Work on edge control.

Good torso rotation is important for safety as well as efficiency. Any time your elbow is above or behind your shoulder it puts that shoulder in a vulnerable position. Dislocations are no fun. Elbows should be down and in when bracing or manuevering.

Really work on the basics of getting in and out of eddies. It'll teach you a lot about edge control, and the ability to catch eddies on the fly can keep you out of some ugly spots. It's also just fun -- peeling out into a fast current is like getting yanked up to speed by a giant bungee cord.

Wow! Now with the money you saved
on the boat, you should also consider acquiring a good drysuit(that is, if you don’t already have one.) They’re an absolute essential if you’re planning on doing ww all year round here in the great white North.

By the way, $299? Where the heck is THAT kayak shop??? Do they have other brands at those prices??? (I’m willing to drive within a 500 mile radius of my home for either a cheap boat to add to my fleet, or some decent sets of rapids. See how easily you’re spreading this KAS???

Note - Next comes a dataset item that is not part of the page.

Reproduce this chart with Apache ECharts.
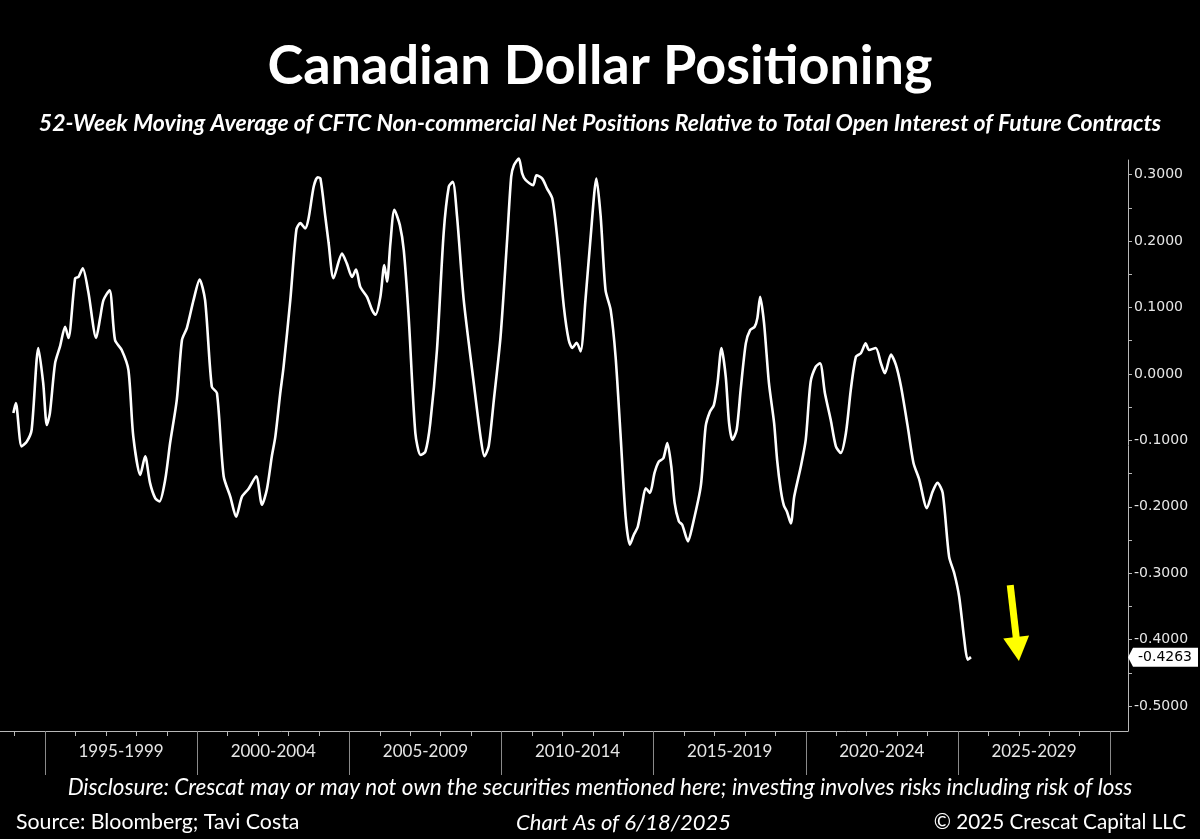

Thanks for the great input Angstrom!!

The one thing I love about the Diesel so far is how adjustable the outfitting is. The adjustable hip padding is great, would love to have something like it in my Tsunami.

Straight was definitely difficult to achieve during my test paddle of the boat. But after about 10 min I started to get used to keeping my strokes well in front of me and very close to the boat. I also started to get the feel of using my hips and body to control boat direction along with my strokes. This is something I’m sure I’ll spend hours practicing :slight_smile:

Thanks for the pointers on elbow and shoulder placement…that sounds like very very important advice. I’ve heard a lot about WW shoulder injuries, and I know a shoulder injury is never ever fun.

I’ve very excited about learning WW, and getting into it. I love flatwater paddling, but I’m sure WW will become addicting.

boater talk
You might want to check out www.boatertalk.com. It’s sort of like paddling.net for ww boaters.